Start INFORMATION SHOWN

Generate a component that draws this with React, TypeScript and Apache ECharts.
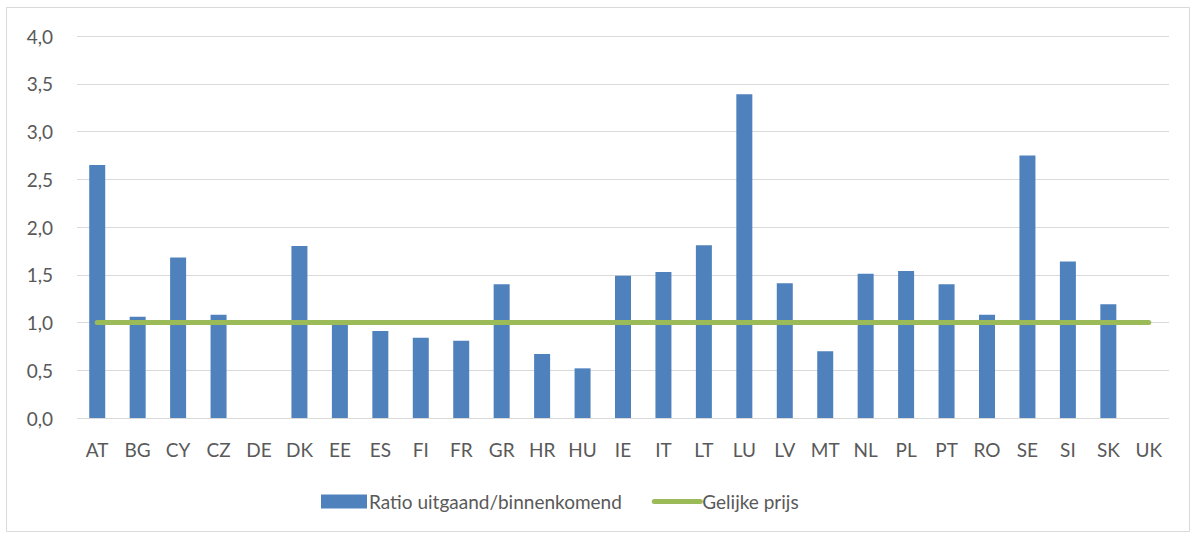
import React, { useEffect, useRef } from "react";
import * as echarts from "echarts";

const categories = ["AT","BG","CY","CZ","DE","DK","EE","ES","FI","FR","GR","HR","HU","IE","IT","LT","LU","LV","MT","NL","PL","PT","RO","SE","SI","SK","UK"];
const ratioValues = [2.65,1.06,1.68,1.08,null,1.80,0.99,0.91,0.84,0.81,1.40,0.67,0.52,1.49,1.53,1.81,3.39,1.41,0.70,1.51,1.54,1.40,1.08,2.75,1.64,1.19,null];
const equalPrice = [1,1,1,1,1,1,1,1,1,1,1,1,1,1,1,1,1,1,1,1,1,1,1,1,1,1,1];
const seriesNames = ["Ratio uitgaand/binnenkomend", "Gelijke prijs"];

const FONT = "Lato";
const TXT = "#595959";

export default function App() {
  const ref = useRef<HTMLDivElement>(null);
  useEffect(() => {
    if (!ref.current) return;
    const chart = echarts.init(ref.current, null, { renderer: "svg" });
    chart.setOption({
      animation: false,
      backgroundColor: "#ffffff",
      textStyle: { fontFamily: FONT },
      graphic: [
        { type: "rect", shape: { x: 6.5, y: 7.5, width: 1183, height: 524 }, style: { fill: "none", stroke: "#d9d9d9", lineWidth: 1 }, silent: true }
      ],
      grid: { left: 77, right: 27, top: 36, bottom: 118 },
      legend: {
        bottom: 20,
        left: 316,
        itemGap: 30,
        itemWidth: 46,
        itemHeight: 14,
        textStyle: { color: TXT, fontSize: 19, fontFamily: FONT, padding: [0, 0, 0, -3] },
        data: [
          { name: seriesNames[0], icon: "rect" },
          { name: seriesNames[1], itemStyle: { opacity: 0 }, lineStyle: { width: 5, cap: "round", color: "#9bbb59" } }
        ]
      },
      xAxis: {
        type: "category",
        data: categories,
        axisLine: { show: false },
        axisTick: { show: false },
        axisLabel: { color: TXT, fontSize: 19, margin: 22, fontFamily: FONT }
      },
      yAxis: {
        type: "value",
        min: 0,
        max: 4,
        interval: 0.5,
        axisLine: { show: false },
        axisTick: { show: false },
        splitLine: { lineStyle: { color: "#d9d9d9", width: 1 } },
        axisLabel: {
          color: TXT,
          fontSize: 19,
          margin: 24,
          fontFamily: FONT,
          formatter: (v: number) => v.toFixed(1).replace(".", ",")
        }
      },
      series: [
        {
          name: seriesNames[0],
          type: "bar",
          data: ratioValues,
          barWidth: 16,
          itemStyle: { color: "#4f81bd" }
        },
        {
          name: seriesNames[1],
          type: "line",
          data: equalPrice,
          symbol: "none",
          lineStyle: { color: "#9bbb59", width: 5, cap: "round" },
          itemStyle: { color: "#9bbb59" },
          z: 3
        }
      ]
    });
    return () => chart.dispose();
  }, []);
  return <div ref={ref} style={{ position: "fixed", left: 0, top: 0, width: 1196, height: 536 }} />;
}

End INFORMATION SHOWN

### YOUR OBJECTIVE
Without the pictures, please reproduce each line of the listing above exactly, from the first one through the line bearing "import * as".

### OUTPUT FOR THIS TASK
Generate a component that draws this with React, TypeScript and Apache ECharts.
import React, { useEffect, useRef } from "react";
import * as echarts from "echarts";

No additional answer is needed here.